Monday 23rd June 2008
An "exodus" is currently taking place away from defined-benefit pension schemes, according to PricewaterhouseCoopers (PwC).
The analyst reveals that 16 per cent of the organisations surveyed have already closed their schemes to new applicants.
Another 11 per cent predict that they will do so in the future - equating to more than one in four of the 86 businesses queried.
However, PwC warns that defined benefits are among the types of product capable of attracting talented workers into a particular role.
Marc Hommel, partner at the firm, says: "Pensions play a critical role in attracting and keeping the top-performing individuals.
"There has been a mass transfer of risk from employers to employees in relation to retirement savings."

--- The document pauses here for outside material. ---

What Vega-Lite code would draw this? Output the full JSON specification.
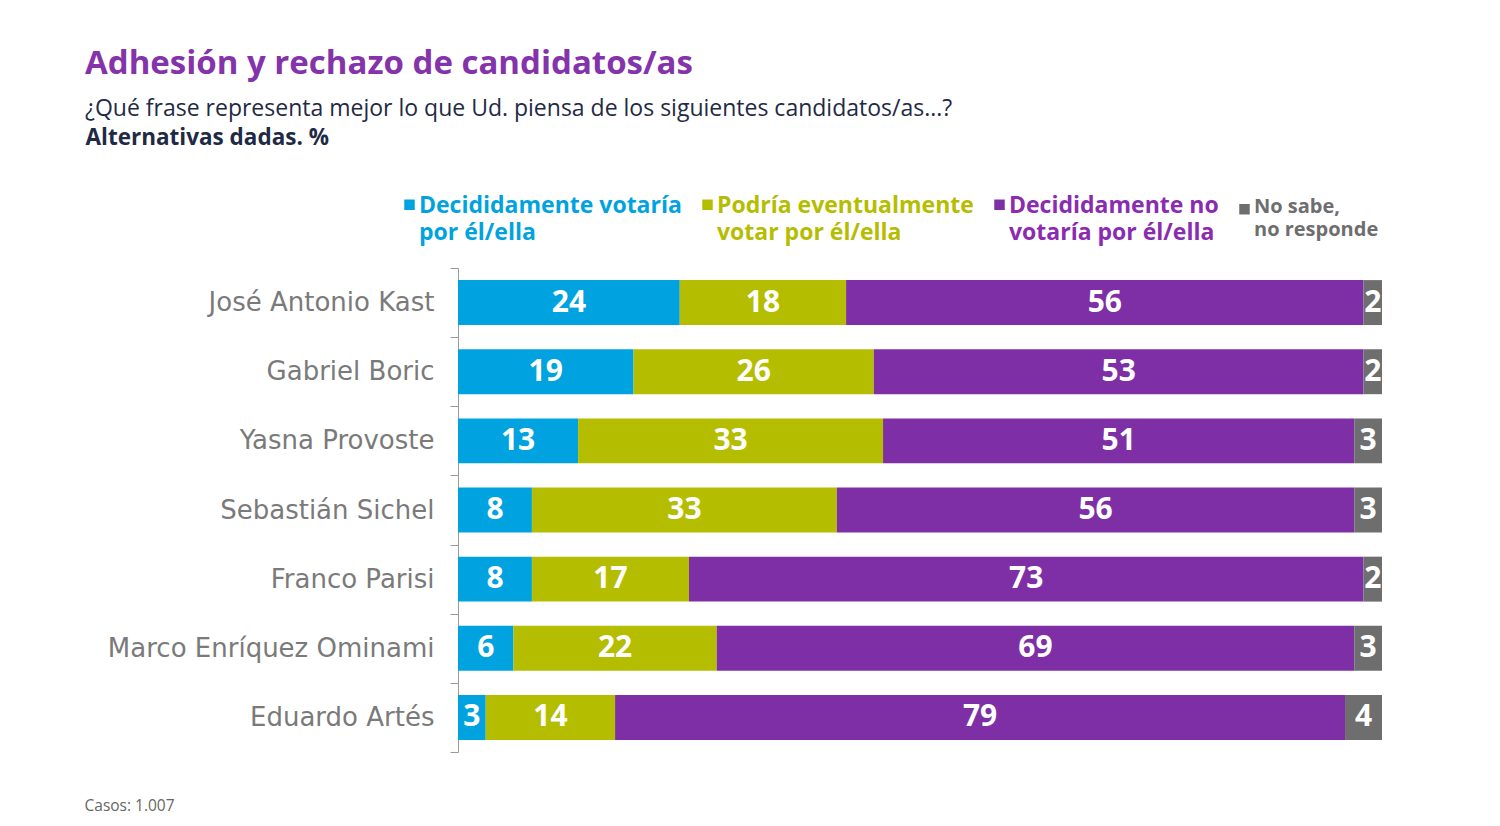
{
  "$schema": "https://vega.github.io/schema/vega-lite/v6.json",
  "width": 924,
  "height": 484,
  "autosize": {"type": "none"},
  "padding": {"left": 458, "top": 268, "right": 118, "bottom": 74},
  "background": "white",
  "config": {"view": {"stroke": null}},
  "title": {
    "text": "Adhesión y rechazo de candidatos/as",
    "subtitle": "¿Qué frase representa mejor lo que Ud. piensa de los siguientes candidatos/as...?",
    "anchor": "start",
    "frame": "group",
    "dx": -373,
    "dy": -5,
    "offset": 0,
    "font": "Open Sans",
    "fontSize": 33,
    "fontWeight": "bold",
    "color": "#8533ab",
    "subtitleFont": "Open Sans",
    "subtitleFontSize": 23,
    "subtitleColor": "#1f2a44",
    "subtitlePadding": 17
  },
  "data": {
    "values": [
      {"candidato": "José Antonio Kast", "respuesta": "Decididamente votaría por él/ella", "orden": 1, "pct": 24},
      {"candidato": "José Antonio Kast", "respuesta": "Podría eventualmente votar por él/ella", "orden": 2, "pct": 18},
      {"candidato": "José Antonio Kast", "respuesta": "Decididamente no votaría por él/ella", "orden": 3, "pct": 56},
      {"candidato": "José Antonio Kast", "respuesta": "No sabe, no responde", "orden": 4, "pct": 2},
      {"candidato": "Gabriel Boric", "respuesta": "Decididamente votaría por él/ella", "orden": 1, "pct": 19},
      {"candidato": "Gabriel Boric", "respuesta": "Podría eventualmente votar por él/ella", "orden": 2, "pct": 26},
      {"candidato": "Gabriel Boric", "respuesta": "Decididamente no votaría por él/ella", "orden": 3, "pct": 53},
      {"candidato": "Gabriel Boric", "respuesta": "No sabe, no responde", "orden": 4, "pct": 2},
      {"candidato": "Yasna Provoste", "respuesta": "Decididamente votaría por él/ella", "orden": 1, "pct": 13},
      {"candidato": "Yasna Provoste", "respuesta": "Podría eventualmente votar por él/ella", "orden": 2, "pct": 33},
      {"candidato": "Yasna Provoste", "respuesta": "Decididamente no votaría por él/ella", "orden": 3, "pct": 51},
      {"candidato": "Yasna Provoste", "respuesta": "No sabe, no responde", "orden": 4, "pct": 3},
      {"candidato": "Sebastián Sichel", "respuesta": "Decididamente votaría por él/ella", "orden": 1, "pct": 8},
      {"candidato": "Sebastián Sichel", "respuesta": "Podría eventualmente votar por él/ella", "orden": 2, "pct": 33},
      {"candidato": "Sebastián Sichel", "respuesta": "Decididamente no votaría por él/ella", "orden": 3, "pct": 56},
      {"candidato": "Sebastián Sichel", "respuesta": "No sabe, no responde", "orden": 4, "pct": 3},
      {"candidato": "Franco Parisi", "respuesta": "Decididamente votaría por él/ella", "orden": 1, "pct": 8},
      {"candidato": "Franco Parisi", "respuesta": "Podría eventualmente votar por él/ella", "orden": 2, "pct": 17},
      {"candidato": "Franco Parisi", "respuesta": "Decididamente no votaría por él/ella", "orden": 3, "pct": 73},
      {"candidato": "Franco Parisi", "respuesta": "No sabe, no responde", "orden": 4, "pct": 2},
      {"candidato": "Marco Enríquez Ominami", "respuesta": "Decididamente votaría por él/ella", "orden": 1, "pct": 6},
      {"candidato": "Marco Enríquez Ominami", "respuesta": "Podría eventualmente votar por él/ella", "orden": 2, "pct": 22},
      {"candidato": "Marco Enríquez Ominami", "respuesta": "Decididamente no votaría por él/ella", "orden": 3, "pct": 69},
      {"candidato": "Marco Enríquez Ominami", "respuesta": "No sabe, no responde", "orden": 4, "pct": 3},
      {"candidato": "Eduardo Artés", "respuesta": "Decididamente votaría por él/ella", "orden": 1, "pct": 3},
      {"candidato": "Eduardo Artés", "respuesta": "Podría eventualmente votar por él/ella", "orden": 2, "pct": 14},
      {"candidato": "Eduardo Artés", "respuesta": "Decididamente no votaría por él/ella", "orden": 3, "pct": 79},
      {"candidato": "Eduardo Artés", "respuesta": "No sabe, no responde", "orden": 4, "pct": 4}
    ]
  },
  "encoding": {
    "y": {
      "field": "candidato",
      "type": "nominal",
      "sort": null,
      "scale": {"paddingInner": 0, "paddingOuter": 0},
      "axis": {
        "title": "Alternativas dadas. %",
        "titleAngle": 0,
        "titleX": -373,
        "titleY": -124,
        "titleAlign": "left",
        "titleBaseline": "alphabetic",
        "titleFont": "Open Sans",
        "titleFontSize": 22.5,
        "titleFontWeight": "bold",
        "titleColor": "#1f2a44",
        "domainColor": "#9a9a9a",
        "tickColor": "#9a9a9a",
        "tickBand": "extent",
        "tickSize": 8,
        "labelPadding": 16,
        "labelFont": "DejaVu Sans",
        "labelFontSize": 26,
        "labelColor": "#7a7a7a",
        "labelLimit": 400
      }
    },
    "order": {"field": "orden"}
  },
  "layer": [
    {
      "mark": {"type": "bar", "height": {"band": 0.65}},
      "encoding": {
        "x": {
          "field": "pct",
          "type": "quantitative",
          "stack": "zero",
          "scale": {"domain": [0, 100], "nice": false},
          "axis": {
            "title": "Casos: 1.007",
            "labels": false,
            "ticks": false,
            "domain": false,
            "grid": false,
            "titleX": -374,
            "titleY": 58,
            "titleAlign": "left",
            "titleBaseline": "alphabetic",
            "titleFont": "Open Sans",
            "titleFontSize": 15.5,
            "titleFontWeight": "normal",
            "titleColor": "#666666"
          }
        },
        "color": {
          "field": "respuesta",
          "type": "nominal",
          "scale": {
            "domain": [
              "Decididamente votaría por él/ella",
              "Podría eventualmente votar por él/ella",
              "Decididamente no votaría por él/ella",
              "No sabe, no responde"
            ],
            "range": ["#00a3e0", "#b5bd00", "#7e2fa6", "#6e6e6e"]
          },
          "legend": {
            "orient": "none",
            "legendX": -60,
            "legendY": -75,
            "direction": "horizontal",
            "title": null,
            "padding": 0,
            "symbolType": "square",
            "symbolSize": 110,
            "symbolStrokeWidth": 0,
            "labelOffset": -2,
            "columnPadding": 14,
            "labelFont": "Open Sans",
            "labelFontSize": 23,
            "labelFontWeight": "bold",
            "labelLimit": 400,
            "labelBaseline": "alphabetic",
            "labelExpr": "datum.value == 'Decididamente votaría por él/ella' ? ['Decididamente votaría', 'por él/ella'] : datum.value == 'Podría eventualmente votar por él/ella' ? ['Podría eventualmente', 'votar por él/ella'] : datum.value == 'Decididamente no votaría por él/ella' ? ['Decididamente no', 'votaría por él/ella'] : ['No sabe,', 'no responde']",
            "encode": {
              "labels": {
                "update": {
                  "fill": {"signal": "datum.value == 'Decididamente no votaría por él/ella' ? '#8a2bb0' : scale('color', datum.value)"},
                  "fontSize": {"signal": "datum.value == 'No sabe, no responde' ? 20 : 23"},
                  "lineHeight": {"signal": "datum.value == 'No sabe, no responde' ? 23 : 27"},
                  "dy": {"signal": "datum.value == 'No sabe, no responde' ? 4 : 8"}
                }
              }
            }
          }
        }
      }
    },
    {
      "mark": {
        "type": "text",
        "color": "white",
        "font": "Open Sans",
        "fontSize": 30,
        "fontWeight": "bold",
        "baseline": "middle"
      },
      "encoding": {
        "x": {"field": "pct", "type": "quantitative", "stack": "zero", "bandPosition": 0.5},
        "text": {"field": "pct", "type": "quantitative"}
      }
    }
  ]
}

He adds that employers should do more to support their staff in order to ensure they are able to navigate a safe course to retirement in light of this "sea change".
The guidance comes as financial services provider Standard Life has urged Britons to "inflation-proof their income" in preparation for retirement.
A typical £80,000 level annuity will fail to provide any spare income for retirees within 20 years, according to the organisation.
By that time, based on official government statistics, Standard Life anticipates that only essential costs would be covered by pension holders monthly income.
Senior pensions policy manager Andrew Tully explains that those approaching retirement face a "stark decision".
This sees them forced to choose between a level annuity which devalues over time due to inflation, or an index-linked product which provides a smaller initial income but rises in line with the economy.